• REQUIREMENT
Print all of the lines exactly. Any picture among them stays out.

• DATA PROVIDED
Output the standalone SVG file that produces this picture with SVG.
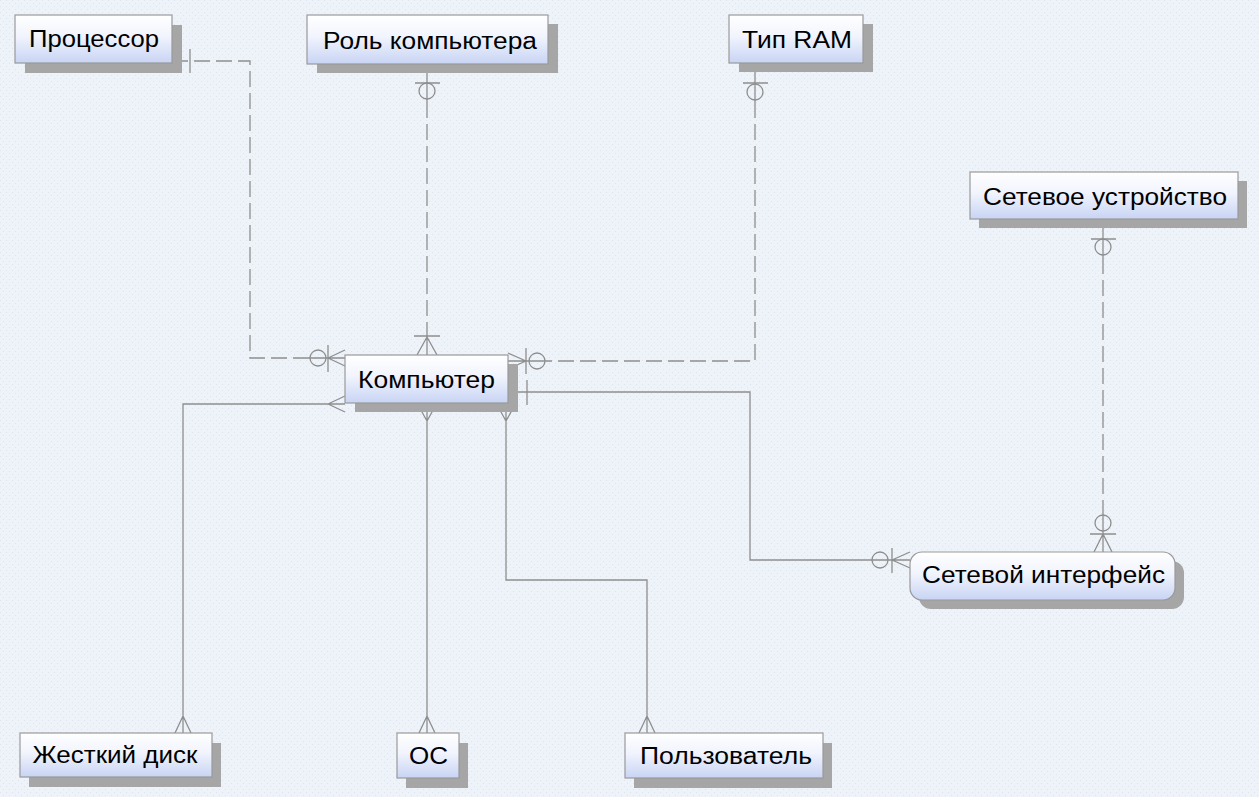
<svg xmlns="http://www.w3.org/2000/svg" width="1259" height="797" viewBox="0 0 1259 797">
  <defs>
    <pattern id="bg" width="6" height="6" patternUnits="userSpaceOnUse">
      <rect width="6" height="6" fill="#eef3f9"/>
      <rect x="0" y="0" width="1" height="1" fill="#dde4ec"/>
      <rect x="3" y="3" width="1" height="1" fill="#dde4ec"/>
    </pattern>
    <linearGradient id="boxg" x1="0" y1="0" x2="0" y2="1">
      <stop offset="0" stop-color="#ffffff"/>
      <stop offset="0.45" stop-color="#f1f4fd"/>
      <stop offset="1" stop-color="#c8d4f4"/>
    </linearGradient>
    <style>
      .box { fill: url(#boxg); stroke: #9a9a9a; stroke-width: 1.2; }
      .sh { fill: #a6a6a6; }
      .lbl { font-family: "Liberation Sans", Arial, sans-serif; font-size: 23px; fill: #000; text-anchor: middle; }
      .ln { fill: none; stroke: #8e8e8e; stroke-width: 1.3; }
      .dash { stroke-dasharray: 16 6; }
    </style>
  </defs>
  <rect width="1259" height="797" fill="url(#bg)"/>

  <g id="connectors">
    <!-- Процессор - Компьютер -->
    <path class="ln dash" d="M172,61 H250 V358 H300"/>
    <path class="ln" d="M300,358 H345 M190,49 V73 M328,345 V372 M328,358 L345,350 M328,358 L345,366"/>
    <circle class="ln" cx="318" cy="358" r="8"/>
    <!-- Роль компьютера - Компьютер -->
    <path class="ln" d="M427,64 V102"/>
    <path class="ln dash" d="M427,102 V322"/>
    <path class="ln" d="M427,322 V355 M415,83 H440 M414,336 H440 M427,337 L417,355 M427,337 L437,355"/>
    <circle class="ln" cx="427" cy="91" r="8"/>
    <!-- Тип RAM - Компьютер -->
    <path class="ln" d="M755,63 V102"/>
    <path class="ln dash" d="M755,102 V361 H552"/>
    <path class="ln" d="M552,361 H508 M743,83 H768 M526,348 V374 M526,361 L508,353 M526,361 L508,369"/>
    <circle class="ln" cx="755" cy="92" r="8"/>
    <circle class="ln" cx="537" cy="361" r="8"/>
    <!-- Сетевое устройство - Сетевой интерфейс -->
    <path class="ln" d="M1103,219 V258"/>
    <path class="ln dash" d="M1103,258 V510"/>
    <path class="ln" d="M1103,510 V552 M1091,239 H1116 M1090,534 H1116 M1103,534 L1094,552 M1103,534 L1112,552"/>
    <circle class="ln" cx="1103" cy="247" r="8"/>
    <circle class="ln" cx="1103" cy="523" r="8"/>
    <!-- Компьютер - Сетевой интерфейс -->
    <path class="ln" d="M508,392 H750 V560 H910 M527,380 V405 M892,548 V573 M892,560 L910,552 M892,560 L910,568"/>
    <circle class="ln" cx="880" cy="560" r="8"/>
    <!-- Компьютер - Жесткий диск -->
    <path class="ln" d="M345,404 H183 V733 M328,404 L345,396 M328,404 L345,412 M183,716 L175,733 M183,716 L191,733"/>
    <!-- Компьютер - ОС -->
    <path class="ln" d="M427,403 V733 M427,421 L417,403 M427,421 L437,403 M427,716 L419,733 M427,716 L435,733"/>
    <!-- Компьютер - Пользователь -->
    <path class="ln" d="M506,403 V580 H647 V733 M506,421 L496,403 M506,421 L516,403 M647,716 L639,733 M647,716 L655,733"/>
  </g>

  <g id="node-processor">
    <rect class="sh" x="25" y="25" width="157" height="48"/>
    <rect class="box" x="15" y="15" width="157" height="48"/>
    <text class="lbl" x="94" y="47" textLength="130" lengthAdjust="spacingAndGlyphs">Процессор</text>
  </g>
  <g id="node-role">
    <rect class="sh" x="317" y="24" width="241" height="49"/>
    <rect class="box" x="307" y="15" width="241" height="49"/>
    <text class="lbl" x="430" y="49" textLength="214" lengthAdjust="spacingAndGlyphs">Роль компьютера</text>
  </g>
  <g id="node-ram">
    <rect class="sh" x="739" y="24" width="134" height="48"/>
    <rect class="box" x="729" y="15" width="134" height="48"/>
    <text class="lbl" x="797" y="48" textLength="110" lengthAdjust="spacingAndGlyphs">Тип RAM</text>
  </g>
  <g id="node-netdevice">
    <rect class="sh" x="979" y="181" width="268" height="47"/>
    <rect class="box" x="970" y="172" width="268" height="47"/>
    <text class="lbl" x="1105" y="205" textLength="244" lengthAdjust="spacingAndGlyphs">Сетевое устройство</text>
  </g>
  <g id="node-computer">
    <rect class="sh" x="355" y="364" width="163" height="48"/>
    <rect class="box" x="345" y="355" width="163" height="48"/>
    <text class="lbl" x="426.5" y="388" textLength="137" lengthAdjust="spacingAndGlyphs">Компьютер</text>
  </g>
  <g id="node-netif">
    <rect class="sh" x="919" y="561" width="265" height="48" rx="12"/>
    <rect class="box" x="910" y="552" width="265" height="48" rx="12"/>
    <text class="lbl" x="1043.5" y="583" textLength="243" lengthAdjust="spacingAndGlyphs">Сетевой интерфейс</text>
  </g>
  <g id="node-hdd">
    <rect class="sh" x="29" y="743" width="192" height="44"/>
    <rect class="box" x="20" y="733" width="192" height="44"/>
    <text class="lbl" x="115" y="763" textLength="165" lengthAdjust="spacingAndGlyphs">Жесткий диск</text>
  </g>
  <g id="node-os">
    <rect class="sh" x="406" y="743" width="62" height="45"/>
    <rect class="box" x="397" y="733" width="62" height="45"/>
    <text class="lbl" x="428.5" y="764" textLength="39" lengthAdjust="spacingAndGlyphs">ОС</text>
  </g>
  <g id="node-user">
    <rect class="sh" x="634" y="743" width="198" height="45"/>
    <rect class="box" x="625" y="733" width="198" height="45"/>
    <text class="lbl" x="726" y="764" textLength="172" lengthAdjust="spacingAndGlyphs">Пользователь</text>
  </g>
</svg>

• THE REPLY
Output the standalone SVG file that produces this picture with SVG.
<svg xmlns="http://www.w3.org/2000/svg" width="1259" height="797" viewBox="0 0 1259 797">
  <defs>
    <pattern id="bg" width="6" height="6" patternUnits="userSpaceOnUse">
      <rect width="6" height="6" fill="#eef3f9"/>
      <rect x="0" y="0" width="1" height="1" fill="#dde4ec"/>
      <rect x="3" y="3" width="1" height="1" fill="#dde4ec"/>
    </pattern>
    <linearGradient id="boxg" x1="0" y1="0" x2="0" y2="1">
      <stop offset="0" stop-color="#ffffff"/>
      <stop offset="0.45" stop-color="#f1f4fd"/>
      <stop offset="1" stop-color="#c8d4f4"/>
    </linearGradient>
    <style>
      .box { fill: url(#boxg); stroke: #9a9a9a; stroke-width: 1.2; }
      .sh { fill: #a6a6a6; }
      .lbl { font-family: "Liberation Sans", Arial, sans-serif; font-size: 23px; fill: #000; text-anchor: middle; }
      .ln { fill: none; stroke: #8e8e8e; stroke-width: 1.3; }
      .dash { stroke-dasharray: 16 6; }
    </style>
  </defs>
  <rect width="1259" height="797" fill="url(#bg)"/>

  <g id="connectors">
    <!-- Процессор - Компьютер -->
    <path class="ln dash" d="M172,61 H250 V358 H300"/>
    <path class="ln" d="M300,358 H345 M190,49 V73 M328,345 V372 M328,358 L345,350 M328,358 L345,366"/>
    <circle class="ln" cx="318" cy="358" r="8"/>
    <!-- Роль компьютера - Компьютер -->
    <path class="ln" d="M427,64 V102"/>
    <path class="ln dash" d="M427,102 V322"/>
    <path class="ln" d="M427,322 V355 M415,83 H440 M414,336 H440 M427,337 L417,355 M427,337 L437,355"/>
    <circle class="ln" cx="427" cy="91" r="8"/>
    <!-- Тип RAM - Компьютер -->
    <path class="ln" d="M755,63 V102"/>
    <path class="ln dash" d="M755,102 V361 H552"/>
    <path class="ln" d="M552,361 H508 M743,83 H768 M526,348 V374 M526,361 L508,353 M526,361 L508,369"/>
    <circle class="ln" cx="755" cy="92" r="8"/>
    <circle class="ln" cx="537" cy="361" r="8"/>
    <!-- Сетевое устройство - Сетевой интерфейс -->
    <path class="ln" d="M1103,219 V258"/>
    <path class="ln dash" d="M1103,258 V510"/>
    <path class="ln" d="M1103,510 V552 M1091,239 H1116 M1090,534 H1116 M1103,534 L1094,552 M1103,534 L1112,552"/>
    <circle class="ln" cx="1103" cy="247" r="8"/>
    <circle class="ln" cx="1103" cy="523" r="8"/>
    <!-- Компьютер - Сетевой интерфейс -->
    <path class="ln" d="M508,392 H750 V560 H910 M527,380 V405 M892,548 V573 M892,560 L910,552 M892,560 L910,568"/>
    <circle class="ln" cx="880" cy="560" r="8"/>
    <!-- Компьютер - Жесткий диск -->
    <path class="ln" d="M345,404 H183 V733 M328,404 L345,396 M328,404 L345,412 M183,716 L175,733 M183,716 L191,733"/>
    <!-- Компьютер - ОС -->
    <path class="ln" d="M427,403 V733 M427,421 L417,403 M427,421 L437,403 M427,716 L419,733 M427,716 L435,733"/>
    <!-- Компьютер - Пользователь -->
    <path class="ln" d="M506,403 V580 H647 V733 M506,421 L496,403 M506,421 L516,403 M647,716 L639,733 M647,716 L655,733"/>
  </g>

  <g id="node-processor">
    <rect class="sh" x="25" y="25" width="157" height="48"/>
    <rect class="box" x="15" y="15" width="157" height="48"/>
    <text class="lbl" x="94" y="47" textLength="130" lengthAdjust="spacingAndGlyphs">Процессор</text>
  </g>
  <g id="node-role">
    <rect class="sh" x="317" y="24" width="241" height="49"/>
    <rect class="box" x="307" y="15" width="241" height="49"/>
    <text class="lbl" x="430" y="49" textLength="214" lengthAdjust="spacingAndGlyphs">Роль компьютера</text>
  </g>
  <g id="node-ram">
    <rect class="sh" x="739" y="24" width="134" height="48"/>
    <rect class="box" x="729" y="15" width="134" height="48"/>
    <text class="lbl" x="797" y="48" textLength="110" lengthAdjust="spacingAndGlyphs">Тип RAM</text>
  </g>
  <g id="node-netdevice">
    <rect class="sh" x="979" y="181" width="268" height="47"/>
    <rect class="box" x="970" y="172" width="268" height="47"/>
    <text class="lbl" x="1105" y="205" textLength="244" lengthAdjust="spacingAndGlyphs">Сетевое устройство</text>
  </g>
  <g id="node-computer">
    <rect class="sh" x="355" y="364" width="163" height="48"/>
    <rect class="box" x="345" y="355" width="163" height="48"/>
    <text class="lbl" x="426.5" y="388" textLength="137" lengthAdjust="spacingAndGlyphs">Компьютер</text>
  </g>
  <g id="node-netif">
    <rect class="sh" x="919" y="561" width="265" height="48" rx="12"/>
    <rect class="box" x="910" y="552" width="265" height="48" rx="12"/>
    <text class="lbl" x="1043.5" y="583" textLength="243" lengthAdjust="spacingAndGlyphs">Сетевой интерфейс</text>
  </g>
  <g id="node-hdd">
    <rect class="sh" x="29" y="743" width="192" height="44"/>
    <rect class="box" x="20" y="733" width="192" height="44"/>
    <text class="lbl" x="115" y="763" textLength="165" lengthAdjust="spacingAndGlyphs">Жесткий диск</text>
  </g>
  <g id="node-os">
    <rect class="sh" x="406" y="743" width="62" height="45"/>
    <rect class="box" x="397" y="733" width="62" height="45"/>
    <text class="lbl" x="428.5" y="764" textLength="39" lengthAdjust="spacingAndGlyphs">ОС</text>
  </g>
  <g id="node-user">
    <rect class="sh" x="634" y="743" width="198" height="45"/>
    <rect class="box" x="625" y="733" width="198" height="45"/>
    <text class="lbl" x="726" y="764" textLength="172" lengthAdjust="spacingAndGlyphs">Пользователь</text>
  </g>
</svg>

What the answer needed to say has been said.